Dentro das sociedades pré-modernas, encontra-se o tipo de solidariedade
mecânica a qual os crimes são essencialmente repressivos e com um caráter
punitivo, onde a pena estará conforme ao que a consciência social determina e
não de acordo com impacto do ato criminoso em si, esses tipo de punições
repressivas são normalmente encontradas em sociedades “menos complexas” como
determina Durkheim. Já a solidariedade orgânica, é comumente encontrada em
sociedades modernas ou complexas, onde os crimes têm caráter restitutivo, a
qual visa a reintegração do transgressor a sociedade e as penas são dadas a
partir do impacto social que cada uma delas possui dentro do âmbito de uma
comunidade.
A sociedade
a qual vivemos é regida pela solidariedade orgânica e o direito deve ter por
essência um caráter restitutivo, visando a harmonização das funções sociais e
reparar o contraventor a fim de integrá-lo ao corpo social orgânico. Entretanto,
o que se pode constatar na contemporaneidade é uma certa descrença a esse
direito restitutivo, uma grande parcela da população brasileira acredita que as
penas são brandas e que deveria existir mais rigorosidade em relação a elas
pois a falta de uma punição severa é o que acarreta em uma sociedade sem
segurança social. Talvez isso seja reflexo da falta de uma ação estatal efetiva
em determinados setores sociais que carecem dela mas, é inegável que existe um
sentimento extremamente reacionário que clama pela volta de um direito
punitivo, esse na verdade já é realizado em alguns lugares que sofrem com a
marginalização das políticas do Estado, a exemplo de como são resolvidos alguns
crimes dentro das periferias ou até mesmo no sertão brasileiro, a lei que rege
tais lugares é muitas vezes desproporcional ao crime praticado, sendo que por
vezes, a punição transcende o transgressor e atingi todo seu ciclo familiar.
Esse sentimento reacionário em relação ao
direito punitivo, ainda ganhou força nos últimos anos com a candidatura do
atual presidente, Jair Bolsonaro, que em sua candidatura prometeu liberar a
posse de armas de fogo com o intuito do cidadão de bem poder ser defender dos
bandidos.

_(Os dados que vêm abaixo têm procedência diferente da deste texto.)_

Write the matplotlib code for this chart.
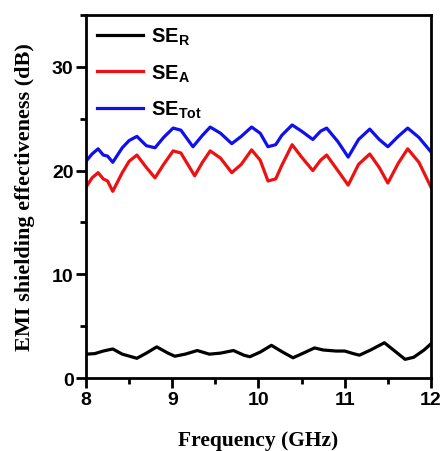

Essa promessa do presidente teve muitas aprovações entre os cidadãos,
e apesar de 61% dos brasileiros serem contra a posse de armas, não dá para
negar que existe uma crescente demanda para a volta de um direito punitivo, que
no caso, está se tornando presente não só no apoio a politicas punitivas como
também em atos nas mídias sociais, a exemplo da ascensão da “política do
cancelamento”, onde uma pessoa é exposta na internet por ter cometido um ato
que fere a consciência coletiva e é punida por toda a comunidade da internet,
sendo que a pessoa que está sendo “cancelada” sofre, além de uma exclusão
social, uma punição psicológica de vergonha, ou seja, é um castigo extremamente
severo que fere com a integridade psíquica do ser.
Em suma, os
fatos sociais consistem em maneiras de agir, pensar ou até sentir, que
transcendem o ser humano e possuem uma força coercitiva que se impõe ao
cidadão. Na atualidade, com a grande diferença entre as classes sociais, o
indivíduo é constantemente coagido pela classe a qual pertence, não
necessariamente irá estabelecer de forma absoluta o que será daquela pessoa,
mas na grande maioria, existe uma falha ao o indivíduo ir de encontro aos
costumes pré-estabelecidos de sua classe social. Sendo assim, hoje, pode-se
discutir os “fatos sociais” dentro de uma sociedade subdividida em classes
muito distintas entre si. Outro ponto perceptível dentro da teoria de Durkheim
na atualidade, são os conceitos de solidariedade orgânica e mecânica, pois
enquanto vivemos na primeira, existe um sentimento muito forte que clama por uma
característica essencialmente de uma sociedade mecânica; o direito punitivo,
esse já se mostrou ineficaz antes da era Moderna por criar um ciclo de
injustiças pelas penas não estarem de acordo com o ato praticado. É necessário
que as políticas estatais atinjam toda a comunidade brasileira e que os indivíduos
saibam a importância de um direito restitutivo, onde não se “cancele”, ou matem
as pessoas, mas sim as integrem de volta a sociedade.